CCMB zeroes in on major genetic causes of male infertility

Update: 2022-09-08 03:45 IST

Hyderabad: CSIR-Centre for Cellular and Molecular Biology (CCMB), Hyderabad has been researching to understand the genetic causes of male infertility for the last two decades. As per the study, 38 per cent of males with infertility have specific regions missing or abnormalities in their chromosomes or mutations in their mitochondrial and autosomal genes.

CCMB's new multi-institutional study focuses on the cause of infertility in the rest of the cases, which constitutes the majority of infertility-affected men. The researchers have identified eight novel genes that were defective in these men in India. The study has been recently published online in the journal Human Molecular Genetics.

Dr Sudhakar Digumarthi, the lead author of the study, who was a Ph D student of CCMB and presently a scientist at ICMR-National Institute for Research in Reproductive and Child Health in Mumbai, said, "We first sequenced all the essential regions of all genes (around 30,000 of them) using next generation sequencing in 47 well-characterised infertile men. We then validated the identified genetic changes in about 1,500 infertile men from different parts of India."

Dr Thangaraj, lead investigator of this study and presently Director of the DBT-Centre for DNA Fingerprinting and Diagnostics, Hyderabad said, "We identified a total of eight genes (BRDT, CETN1, CATSPERD, GMCL1, SPATA6, TSSK4, TSKS and ZNF318), that were not known earlier for their role in human male fertility".

He further said that they have identified variations (mutations) in these genes that cause impaired sperm production leading to male infertility.
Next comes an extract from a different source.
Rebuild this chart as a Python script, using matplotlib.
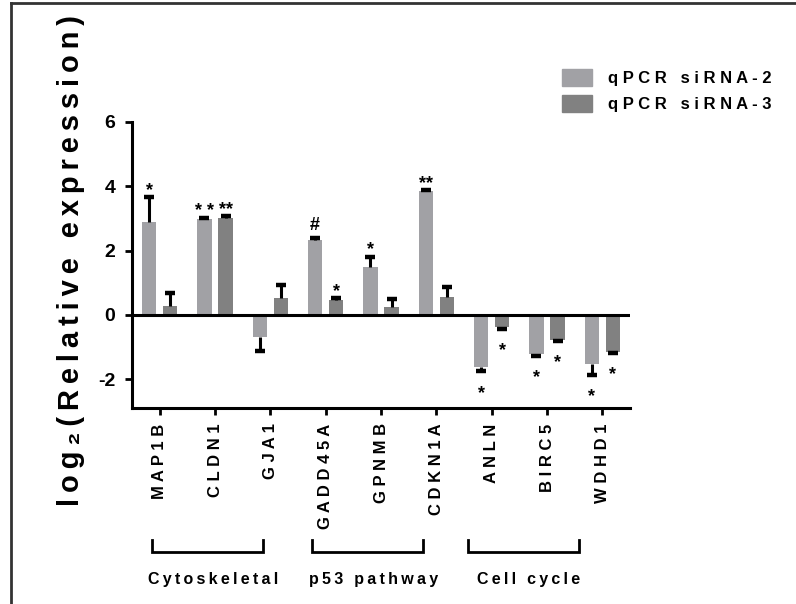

The researchers have characterised a mutation in one of the eight genes, Centrin 1 (CETN1), to understand how the mutation affects sperm production. They demonstrated the impact of CETN1 mutation in cellular models and found that the mutation arrests cell division, causing insufficient sperm production.

This study should be a reminder to the society that half of infertility cases are due to problems in men. And many of them are due to genes that come from the parents, often mothers, of these men. It is wrong to assume a couple cannot bear children because of only the woman's fertility," remarked Dr Thangaraj.

Dr Vinay Kumar Nandicoori, Director, CCMB said, "The genetic causes established in this study can be used as potential diagnostic markers for male infertility and development of improved management strategies for male infertility".